**DATA SEGMENT:**
====================

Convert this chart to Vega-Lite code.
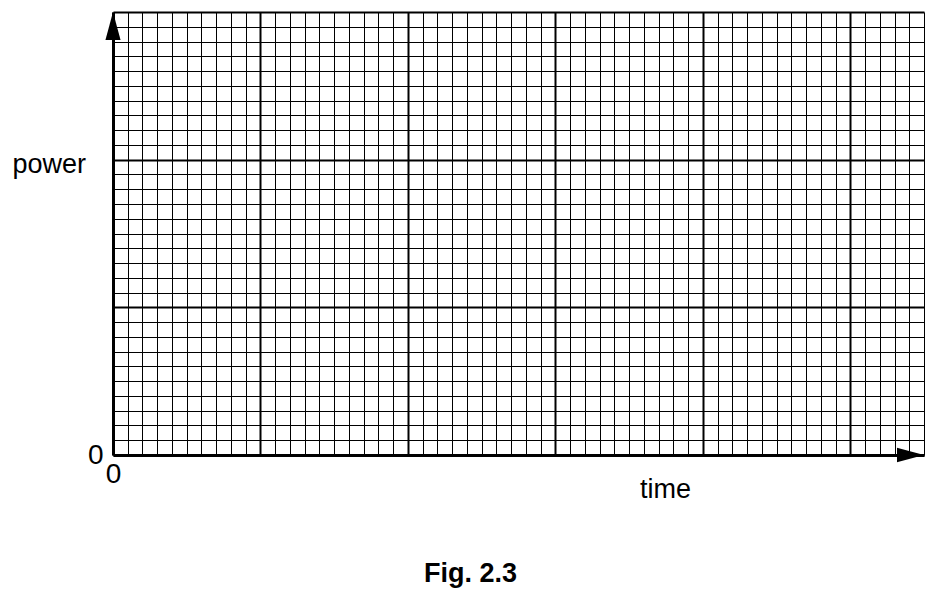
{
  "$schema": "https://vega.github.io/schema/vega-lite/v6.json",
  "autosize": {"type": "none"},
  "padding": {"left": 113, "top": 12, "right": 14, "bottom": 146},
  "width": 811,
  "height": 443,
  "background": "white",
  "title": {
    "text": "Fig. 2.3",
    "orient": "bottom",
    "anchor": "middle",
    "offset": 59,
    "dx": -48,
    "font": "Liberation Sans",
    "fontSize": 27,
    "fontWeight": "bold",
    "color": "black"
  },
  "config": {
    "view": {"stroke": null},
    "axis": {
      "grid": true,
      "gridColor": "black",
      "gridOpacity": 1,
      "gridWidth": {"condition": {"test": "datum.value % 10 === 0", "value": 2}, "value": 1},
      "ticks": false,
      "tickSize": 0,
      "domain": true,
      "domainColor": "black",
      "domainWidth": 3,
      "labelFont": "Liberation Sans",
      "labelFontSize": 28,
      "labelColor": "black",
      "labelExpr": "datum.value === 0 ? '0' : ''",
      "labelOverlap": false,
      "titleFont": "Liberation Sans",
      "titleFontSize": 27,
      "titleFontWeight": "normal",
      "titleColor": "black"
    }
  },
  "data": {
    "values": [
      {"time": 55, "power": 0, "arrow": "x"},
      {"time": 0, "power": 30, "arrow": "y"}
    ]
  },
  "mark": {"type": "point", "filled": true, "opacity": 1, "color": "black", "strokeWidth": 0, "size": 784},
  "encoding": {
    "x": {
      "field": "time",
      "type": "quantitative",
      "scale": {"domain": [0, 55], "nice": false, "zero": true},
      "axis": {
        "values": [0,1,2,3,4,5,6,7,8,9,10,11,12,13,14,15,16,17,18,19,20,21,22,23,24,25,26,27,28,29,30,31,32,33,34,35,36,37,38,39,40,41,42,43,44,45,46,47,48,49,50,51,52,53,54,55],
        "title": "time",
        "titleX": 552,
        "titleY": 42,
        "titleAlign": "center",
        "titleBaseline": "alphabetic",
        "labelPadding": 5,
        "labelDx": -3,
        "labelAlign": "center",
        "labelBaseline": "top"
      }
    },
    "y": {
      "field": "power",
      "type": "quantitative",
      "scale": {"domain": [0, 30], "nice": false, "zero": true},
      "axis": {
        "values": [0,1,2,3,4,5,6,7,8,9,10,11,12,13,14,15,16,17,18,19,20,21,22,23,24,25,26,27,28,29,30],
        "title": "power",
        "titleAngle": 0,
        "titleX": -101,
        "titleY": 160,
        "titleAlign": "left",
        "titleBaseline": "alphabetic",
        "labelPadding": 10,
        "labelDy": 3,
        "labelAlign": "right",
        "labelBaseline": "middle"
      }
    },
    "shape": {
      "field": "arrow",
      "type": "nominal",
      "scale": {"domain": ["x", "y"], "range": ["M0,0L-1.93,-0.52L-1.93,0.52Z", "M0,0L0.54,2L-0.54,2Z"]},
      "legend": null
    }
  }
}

====================

**STATED EXERCISE:** Leave the images out, please, and restate each line word for word.

**EXPECTED OUTPUT:**
Convert this chart to Vega-Lite code.
{
  "$schema": "https://vega.github.io/schema/vega-lite/v6.json",
  "autosize": {"type": "none"},
  "padding": {"left": 113, "top": 12, "right": 14, "bottom": 146},
  "width": 811,
  "height": 443,
  "background": "white",
  "title": {
    "text": "Fig. 2.3",
    "orient": "bottom",
    "anchor": "middle",
    "offset": 59,
    "dx": -48,
    "font": "Liberation Sans",
    "fontSize": 27,
    "fontWeight": "bold",
    "color": "black"
  },
  "config": {
    "view": {"stroke": null},
    "axis": {
      "grid": true,
      "gridColor": "black",
      "gridOpacity": 1,
      "gridWidth": {"condition": {"test": "datum.value % 10 === 0", "value": 2}, "value": 1},
      "ticks": false,
      "tickSize": 0,
      "domain": true,
      "domainColor": "black",
      "domainWidth": 3,
      "labelFont": "Liberation Sans",
      "labelFontSize": 28,
      "labelColor": "black",
      "labelExpr": "datum.value === 0 ? '0' : ''",
      "labelOverlap": false,
      "titleFont": "Liberation Sans",
      "titleFontSize": 27,
      "titleFontWeight": "normal",
      "titleColor": "black"
    }
  },
  "data": {
    "values": [
      {"time": 55, "power": 0, "arrow": "x"},
      {"time": 0, "power": 30, "arrow": "y"}
    ]
  },
  "mark": {"type": "point", "filled": true, "opacity": 1, "color": "black", "strokeWidth": 0, "size": 784},
  "encoding": {
    "x": {
      "field": "time",
      "type": "quantitative",
      "scale": {"domain": [0, 55], "nice": false, "zero": true},
      "axis": {
        "values": [0,1,2,3,4,5,6,7,8,9,10,11,12,13,14,15,16,17,18,19,20,21,22,23,24,25,26,27,28,29,30,31,32,33,34,35,36,37,38,39,40,41,42,43,44,45,46,47,48,49,50,51,52,53,54,55],
        "title": "time",
        "titleX": 552,
        "titleY": 42,
        "titleAlign": "center",
        "titleBaseline": "alphabetic",
        "labelPadding": 5,
        "labelDx": -3,
        "labelAlign": "center",
        "labelBaseline": "top"
      }
    },
    "y": {
      "field": "power",
      "type": "quantitative",
      "scale": {"domain": [0, 30], "nice": false, "zero": true},
      "axis": {
        "values": [0,1,2,3,4,5,6,7,8,9,10,11,12,13,14,15,16,17,18,19,20,21,22,23,24,25,26,27,28,29,30],
        "title": "power",
        "titleAngle": 0,
        "titleX": -101,
        "titleY": 160,
        "titleAlign": "left",
        "titleBaseline": "alphabetic",
        "labelPadding": 10,
        "labelDy": 3,
        "labelAlign": "right",
        "labelBaseline": "middle"
      }
    },
    "shape": {
      "field": "arrow",
      "type": "nominal",
      "scale": {"domain": ["x", "y"], "range": ["M0,0L-1.93,-0.52L-1.93,0.52Z", "M0,0L0.54,2L-0.54,2Z"]},
      "legend": null
    }
  }
}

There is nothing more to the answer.